Thunder Trade A Quarter For Two Dimes

by A.J. Coltrane

The trade:

Unable to work out an extension with James Harden the Oklahoma City Thunder traded the Sixth Man of the Year to the Houston Rockets on Saturday night, breaking up the young core of the Western Conference champions.

The Thunder acquired guards Kevin Martin and Jeremy Lamb, two first-round picks and a second-round pick in the surprising deal that was completed Saturday night. Oklahoma City also sent center Cole Aldrich and forwards Daequan Cook and Lazar Hayward to Houston.

Functionally it breaks down to Harden for Kevin Martin, Jeremy Lamb, and a couple of mid-first-round draft picks. The draft picks could be expected to return Vladimir Radmanovic level talent, or be flipped again for other assets.

What the ESPN guys think of it:

Good or bad move for Oklahoma City?

Adande: Bad move. It’s not that Harden is the critical element to the Thunder’s success. (In their only NBA Finals victory against the Heat, he scored just five points.) But the familiarity this team had built was a big part of its identity. They were comfortable. They knew exactly what this group could do. Now they enter the unknown — and that includes the career of the promising Jeremy Lamb. Potential means you haven’t done anything.

Gutierrez: Good move. Kevin Martin might not be able to play point the way Harden did, but he’ll be just as aggressive a scorer when needed. Martin also has never played on a team this good. In the short term, it shouldn’t hurt their title chances. If Lamb or the draft picks work out, it could mean even better things down the road.

Haberstroh: Definitely a bad move for the short term, and potentially a good move for the long term. There’s just no two ways about it: The Thunder just lost an Olympian and got very little in return for this season. Kevin Martin is a brittle, one-dimensional player who might be the worst defender at his position. This is about a small-market team seeking future flexibility. Remember, the Lakers earn $250 million a year off their TV deal, but the Thunder make only about $15 million from theirs. Presti has to play a different game, thanks to the harsher CBA that was supposed to help his cause.

Stein: Normally I have nothing but praise for the most decisive of teams — and perhaps Presti will ultimately be proven to be a visionary for moving Harden out faster than anyone imagined — but it’s way too soon to throw out words like good.
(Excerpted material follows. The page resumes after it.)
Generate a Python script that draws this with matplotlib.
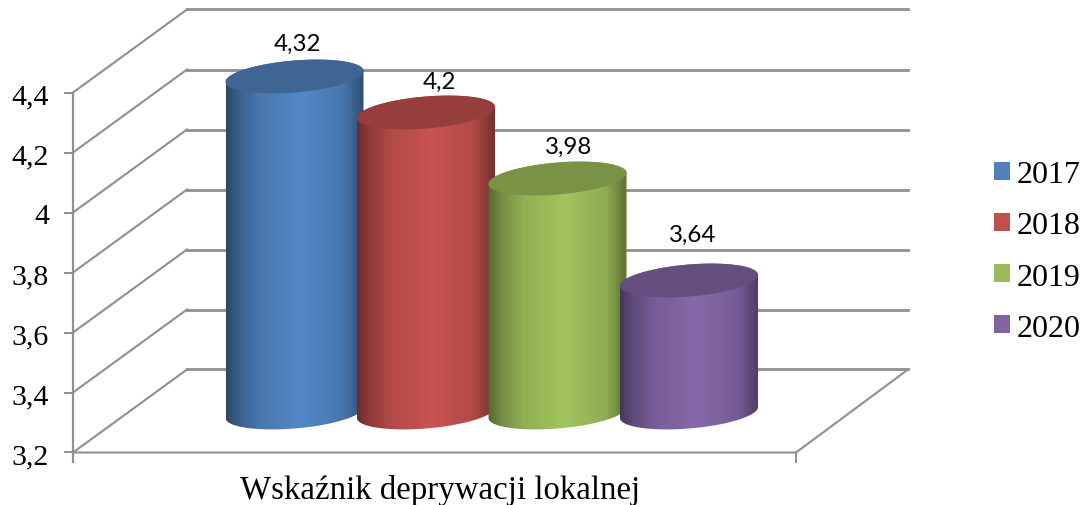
import numpy as np
import matplotlib
matplotlib.use("Agg")
import matplotlib.pyplot as plt
from matplotlib.colors import LinearSegmentedColormap, to_rgb
from matplotlib.patches import Patch, Polygon

plt.rcParams['font.family'] = ['Liberation Serif', 'DejaVu Serif']

# data
years = ['2017', '2018', '2019', '2020']
values = [4.32, 4.2, 3.98, 3.64]
value_labels = ['4,32', '4,2', '3,98', '3,64']
colors = ['#4F81BD', '#C0504D', '#9BBB59', '#8064A2']
y_ticks = [3.2, 3.4, 3.6, 3.8, 4.0, 4.2, 4.4]
y_tick_labels = ['3,2', '3,4', '3,6', '3,8', '4', '4,2', '4,4']
category = 'Wskaźnik deprywacji lokalnej'

# layout in pixels (the 3d look is faked with offsets)
W, H = 1086, 506
PX_PER_UNIT = 300.0
BAR_STEP = 131.5
BAR0_X = 294.5
BASE_Y = 413.5
FRONT = -40 / PX_PER_UNIT
BACK = 43 / PX_PER_UNIT
GRID = '#8f8f8f'

# hand placed labels in the original: pixels away from the top of the bar
label_dx = [2.5, 13, 11, 4]
label_dy = [33, 31, 32, 46]


def xd(px):
    return (px - BAR0_X) / BAR_STEP


def yd(py):
    return 3.2 + (BASE_Y - py) / PX_PER_UNIT


fig = plt.figure(figsize=(W / 100, H / 100), dpi=100)
ax = fig.add_axes([0, 0, 1, 1])
ax.axis('off')

# walls and floor
for t, lab in zip(y_ticks, y_tick_labels):
    ax.plot([xd(73), xd(187)], [t + FRONT, t + BACK], color=GRID, lw=1.5, zorder=1)
    ax.plot([xd(187), xd(908)], [t + BACK, t + BACK], color=GRID, lw=2.0, zorder=1)
    ax.plot([xd(65), xd(73)], [t + FRONT, t + FRONT], color=GRID, lw=1.4, zorder=1)
    ax.text(xd(49), t + FRONT - 4 / PX_PER_UNIT, lab, ha='right', va='center', fontsize=21.5, color='black')
base = y_ticks[0]
ax.plot([xd(73), xd(73)], [y_ticks[-1] + FRONT, yd(463)], color=GRID, lw=1.6, zorder=1)
ax.plot([xd(73), xd(796), xd(908)], [base + FRONT, base + FRONT, base + BACK], color=GRID, lw=1.5, zorder=1)
ax.plot([xd(796), xd(796)], [base + FRONT, yd(463)], color=GRID, lw=1.4, zorder=1)

# cylinders, left to right so each one covers the one before
a = 69.0 / BAR_STEP
b = 16.0 / PX_PER_UNIT
tilt = 5.5 / PX_PER_UNIT
stops = [(0.0, 0.55), (0.08, 0.72), (0.25, 0.93), (0.55, 1.05), (0.85, 0.92), (1.0, 0.6)]
t_up = np.linspace(0, np.pi, 80)
t_down = np.linspace(np.pi, 2 * np.pi, 80)
t_all = np.linspace(0, 2 * np.pi, 160)

for i, (v, c) in enumerate(zip(values, colors)):
    rgb = np.array(to_rgb(c))
    cmap = LinearSegmentedColormap.from_list('c%d' % i, [(s, tuple(np.clip(rgb * k, 0, 1))) for s, k in stops])

    up_x = i + a * np.cos(t_up)
    up_y = v + b * np.sin(t_up) + tilt * np.cos(t_up)
    lo_x = i + a * np.cos(t_down)
    lo_y = base + b * np.sin(t_down) + tilt * np.cos(t_down)
    body = Polygon(np.column_stack([np.r_[up_x, lo_x], np.r_[up_y, lo_y]]), closed=True, fc='none', ec='none',
                   transform=ax.transData)
    ax.add_patch(body)
    im = ax.imshow(np.linspace(0, 1, 256).reshape(1, -1), cmap=cmap, aspect='auto', zorder=2 + i,
                   extent=[i - a, i + a, base - 2 * b, v + 2 * b])
    im.set_clip_path(body)

    top_x = i + a * np.cos(t_all)
    top_y = v + b * np.sin(t_all) + tilt * np.cos(t_all)
    ax.add_patch(Polygon(np.column_stack([top_x, top_y]), closed=True, fc=rgb * 0.78, ec='none', zorder=2 + i))

    ax.text(i + label_dx[i] / BAR_STEP, v + label_dy[i] / PX_PER_UNIT, value_labels[i], ha='center', va='center',
            fontsize=17.4, family=['Lato', 'DejaVu Sans'], color='black', zorder=10)

ax.set_xlim(xd(0), xd(W))
ax.set_ylim(yd(H), yd(0))

ax.text(xd(440.5), yd(490.5), category, ha='center', va='center', fontsize=23.7, color='black')

handles = [Patch(fc=c, ec='none') for c in colors]
ax.legend(handles, years, loc='center left', bbox_to_anchor=(994 / W, 1 - 252.5 / H), frameon=False, fontsize=23,
          handlelength=0.5, handleheight=0.5, handletextpad=0.22, labelspacing=0.69, borderpad=0, borderaxespad=0)

fig.savefig('out.png', dpi=100)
The Thunder undeniably got a lot here. Two future first-round picks, 2012 lottery pick Jeremy Lamb and an accomplished scorer in Kevin Martin is a legit haul. But the Thunder also just broke up a trio of All-Star-caliber kiddies that truly loved playing together. They had the option of playing this season out and then dealing with everything in July had they wished. That likely would have meant matching a max offer to Harden in restricted free agency and quite possibly waiving the likes of Kendrick Perkins via the amnesty clause, but isn’t that better than telling Durant and Westbrook that Harden is gonzo mere hours before opening night?

Verrier: Bad move. If the mandate was to avoid the new CBA’s more draconian luxury tax at all costs, kudos to Sam Presti for his guts and for positioning his club to be in the title picture long-term. But I don’t know how OKC can rip a piece away from a young core that was three wins away from a title — five days from its opener, no less. Decent return, but why take the risk?

My take:

On Harden:  I’ve never been as in love with Harden as most of the media. I think he played as well as he did in college, and thus far in the pros, mostly on guile and “old guy moves”. He’s not an elite athlete. He mostly creates his shot through misdirection against second tier opposition. I think that’s why he mostly disappeared against the Heat during the playoffs — the Heat had great athletes who knew what they were doing, and it left Harden “without anything to say”. In short, I don’t think Harden is a cornerstone guy, but he’s going to get paid like he is because that’s how the league works. Calling him “A Quarter” is being generous, though it makes the title of this blog post work.

On Martin:  Gunner without a conscience. Terrible defender. All the stuff mentioned above. Rental. I don’t think the Thunder are good enough everywhere on defense to cover up his weaknesses. Think Ricky Pierce, minus the divisive personality.

On Lamb:  I really liked Lamb in college. He’s a long shooting guard with lots of potential. I think the Thunder are hoping that he can take Thabo Sefolosha’s minutes, like real soon. Lamb took a backseat to Kemba Walker in college, and I’m not sure he can be assertive enough to have a big impact at the NBA level.

In summary:  The issue is that the Thunder are counting on Lamb to get good, fast, but he’s only 20 years old. Alternately they’re hoping to get lucky with one of the draft picks. They spent their money on Durant, Westbrook, Ibaka, and Perkins and unless Ibaka figures out a way to contribute on offense the Thunder will likely come up short year after year.

Shortly after the trade Kevin Durant offered a one word tweet:  “Wow”.

Durant is scheduled to become an unrestricted free agent in 2015.